An independent violent thriller with an ear towards very dark comedy, Cheap Thrills is not going to be everyone's cup of tea, but for some people's taste, it has something to offer. It's easy to read this film at first glance as first and foremost a comedy. An assumption probably aided by the highest-profile piece of casting in Dave Koechner, best known as Camp Kind in the Anchorman movies (2005 - 2013. Koechner's performance definitely leans on comedy, though with less of an emphasis on Champ's "good ol' boy" schtick, and in a (slightly) more straight-laced performance. 

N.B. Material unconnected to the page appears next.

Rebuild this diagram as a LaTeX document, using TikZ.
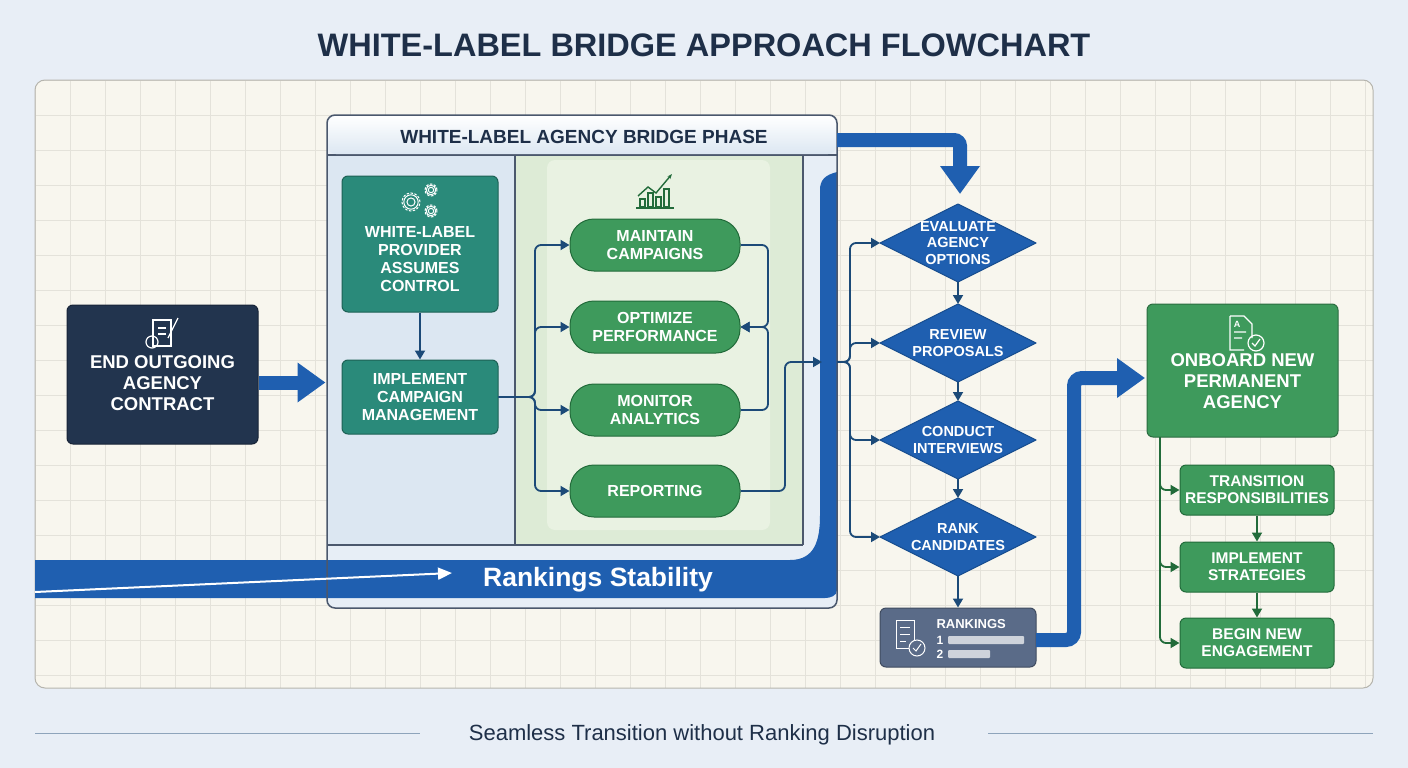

However, Cheap Thrills is an extremely dark film for its comedic trappings. Given a 15 certificate ahead of its main UK release, this film really pushes that certificate. The sex is there but restrained (a strip club is seen, but only with women in lingerie, there's also a sex scene but pretty much done fully-clothed) but the violence is often brutal and the overall atmosphere is surprisingly dark. The film's use of the house party gone wrong and themes of class exploitation lending vague (possibly coincidental) comparisons to controversial video nasty, House On The Edge Of The Park (1980).

As far as our leads go, Pat Healy and Ethan Embry give adequate performances, even if their characters tend to only go though the same emotional reactions time and time again. Healy plays the nine to five punch clock working man with ambitions that never quite worked out, whilst Embry plays the teen rebel who never quite grew up. Two well-defined characters but not wholly original whilst Sara Paxton's performance as Koechner's girlfriend, a spaced-out aspiring (and seemingly pretty poor) musician is intriguingly played but also lacks depth. Still, an audience wanting to see Cheap Thrills is probably there to watch just that, and not be too bothered by character development and as a slice of small, gritty entertainment, Cheap Thrills does get the job done.

Cheap Thrills will be released in the UK on the 6th of June.